A lot of things get promised when you enter a marriage: for better or worse, for richer or poorer, for Buffs or Rams, and so on. But I really think that somewhere in the wedding vows needs to be a promise to love each other “in sense and in nonsense.”

Yes, you want to take each other seriously. This is your partner, your love and your best friend, after all. But marriage throws a lot at you, from the life-and-death to the utterly mundane. It’s easy to drown and simply react to the next thing until you’re not one couple, you’re two people with Important Things that all need to be done Right Now.

Silliness is a way of taking the moment back.

It means stepping back and turning life cockeyed for a second, for no other purpose than a moment’s amusement.

It means calling on old memories of odd moments, because the best gags have deep roots.

And it means showing your partner that you still care. That you can reach outside yourself and spend an instant to make them smile, speaking in a language that only the two of you share.
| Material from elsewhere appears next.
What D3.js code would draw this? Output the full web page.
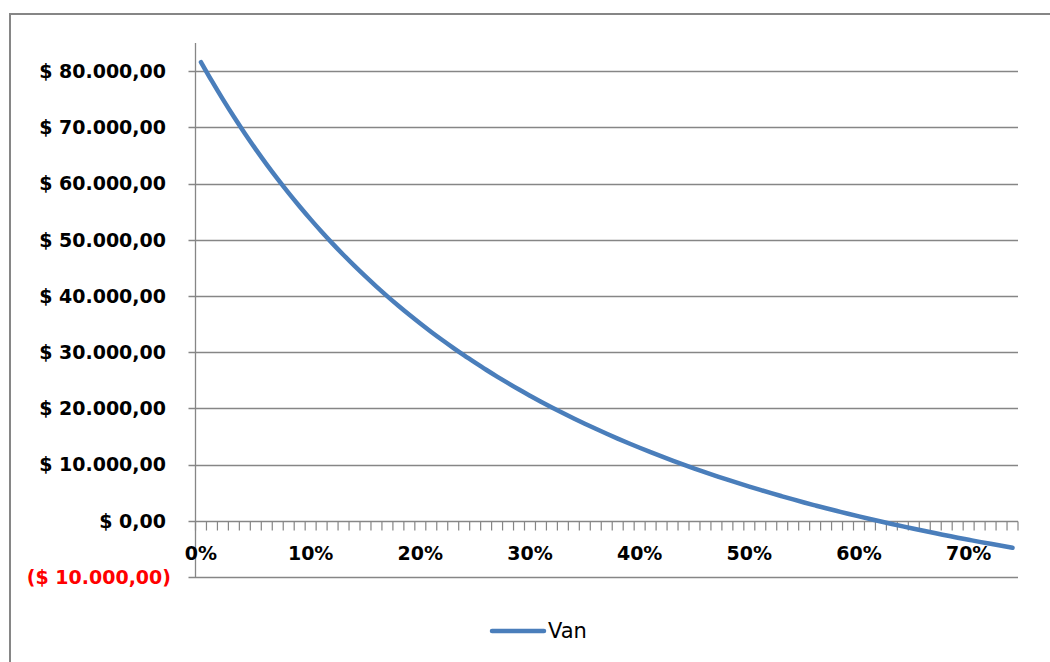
<!DOCTYPE html>
<html>
<head>
<meta charset="utf-8">
<script src="https://cdn.jsdelivr.net/npm/d3@7"></script>
<style>
  body { margin: 0; background: #fff; }
  svg { display: block; }
</style>
</head>
<body>
<script>
// discount rates (%), one category each
var rates = d3.range(0, 75);

// Van (NPV) at each rate
var van = [
  81600, 78210, 74970, 71870, 68910, 66080, 63370, 60780, 58290, 55910,
  53620, 51420, 49310, 47290, 45340, 43470, 41660, 39930, 38260, 36650,
  35100, 33600, 32160, 30770, 29420, 28130, 26870, 25660, 24490, 23350,
  22260, 21190, 20160, 19170, 18200, 17260, 16360, 15480, 14620, 13790,
  12990, 12210, 11450, 10710, 9990, 9290, 8620, 7960, 7310, 6690,
  6080, 5490, 4910, 4350, 3800, 3260, 2740, 2230, 1740, 1250,
  780, 320, -130, -570, -1000, -1420, -1830, -2230, -2620, -3010,
  -3380, -3750, -4100, -4450, -4800
];

var yTicks = [-10000, 0, 10000, 20000, 30000, 40000, 50000, 60000, 70000, 80000];
var xLabels = ["0%", "10%", "20%", "30%", "40%", "50%", "60%", "70%"];

var W = 1050, H = 662;
var plotL = 195.5, plotR = 1018, plotT = 43, plotB = 577;
var grey = "#868686";
var font = "'DejaVu Sans', sans-serif";

var svg = d3.select("body").append("svg")
  .attr("width", W)
  .attr("height", H);

// outer chart frame
svg.append("rect")
  .attr("x", 10).attr("y", 14)
  .attr("width", 1100).attr("height", 700)
  .attr("fill", "#fff")
  .attr("stroke", grey)
  .attr("stroke-width", 2);

var x = d3.scaleBand()
  .domain(rates)
  .range([plotL, plotR]);

var y = d3.scaleLinear()
  .domain([-10000, 85000])
  .range([plotB, plotT]);

var loc = d3.formatLocale({decimal: ",", thousands: ".", grouping: [3], currency: ["$", ""]});
var num = loc.format(",.2f");
function money(v) {
  return v < 0 ? "($ " + num(-v) + ")" : "$ " + num(v);
}

// gridlines (with the small outward tick on the left)
svg.append("g")
  .selectAll("line")
  .data(yTicks)
  .enter().append("line")
    .attr("x1", plotL - 7)
    .attr("x2", plotR)
    .attr("y1", function(d) { return Math.round(y(d)) + 0.5; })
    .attr("y2", function(d) { return Math.round(y(d)) + 0.5; })
    .attr("stroke", grey)
    .attr("stroke-width", 1.3);

// y axis line
svg.append("line")
  .attr("x1", plotL).attr("x2", plotL)
  .attr("y1", plotT).attr("y2", plotB)
  .attr("stroke", grey)
  .attr("stroke-width", 1.3);

// y labels, negatives in red with the ")" hanging past the column
svg.append("g")
  .selectAll("text")
  .data(yTicks)
  .enter().append("text")
    .attr("x", function(d) { return d < 0 ? 171 : 166; })
    .attr("y", function(d) { return y(d); })
    .attr("dy", "0.36em")
    .attr("text-anchor", "end")
    .attr("font-family", font)
    .attr("font-weight", "bold")
    .attr("font-size", 19)
    .attr("fill", function(d) { return d < 0 ? "#ff0000" : "#000"; })
    .text(money);

// x axis at zero, with ticks between categories
var y0 = Math.round(y(0)) + 0.5;
var edges = rates.map(function(r) { return x(r); }).concat([plotR]);

svg.append("g")
  .selectAll("line")
  .data(edges)
  .enter().append("line")
    .attr("x1", function(d) { return d; })
    .attr("x2", function(d) { return d; })
    .attr("y1", y0)
    .attr("y2", y0 + 9)
    .attr("stroke", grey)
    .attr("stroke-width", 1.2);

svg.append("g")
  .selectAll("text")
  .data(xLabels)
  .enter().append("text")
    .attr("x", function(d) { return x(parseInt(d)) + x.bandwidth() / 2; })
    .attr("y", 560)
    .attr("text-anchor", "middle")
    .attr("font-family", font)
    .attr("font-weight", "bold")
    .attr("font-size", 19)
    .attr("fill", "#000")
    .text(function(d) { return d; });

// Van line
var line = d3.line()
  .x(function(d, i) { return x(rates[i]) + x.bandwidth() / 2; })
  .y(function(d) { return y(d); })
  .curve(d3.curveMonotoneX);

svg.append("path")
  .datum(van)
  .attr("d", line)
  .attr("fill", "none")
  .attr("stroke", "#4a7ebb")
  .attr("stroke-width", 4.5)
  .attr("stroke-linecap", "round")
  .attr("stroke-linejoin", "round");

// legend
var lg = svg.append("g");
lg.append("line")
  .attr("x1", 492).attr("x2", 544)
  .attr("y1", 631).attr("y2", 631)
  .attr("stroke", "#4a7ebb")
  .attr("stroke-width", 4.5)
  .attr("stroke-linecap", "round");
lg.append("text")
  .attr("x", 548)
  .attr("y", 638)
  .attr("font-family", font)
  .attr("font-size", 21)
  .attr("fill", "#000")
  .text("Van");
</script>
</body>
</html>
The words may be ridiculous. But getting silly is serious business. “A laugh can be a very powerful thing,” Roger Rabbit once said – and really, if you can’t trust a cartoon rabbit, who can you trust?

OK, maybe that was a bit much even for me. Time to ground myself. To focus. To concentrate on weighty matters and serious things.

Things like … turnips.

Thanks, honey. That’s another one I owe you.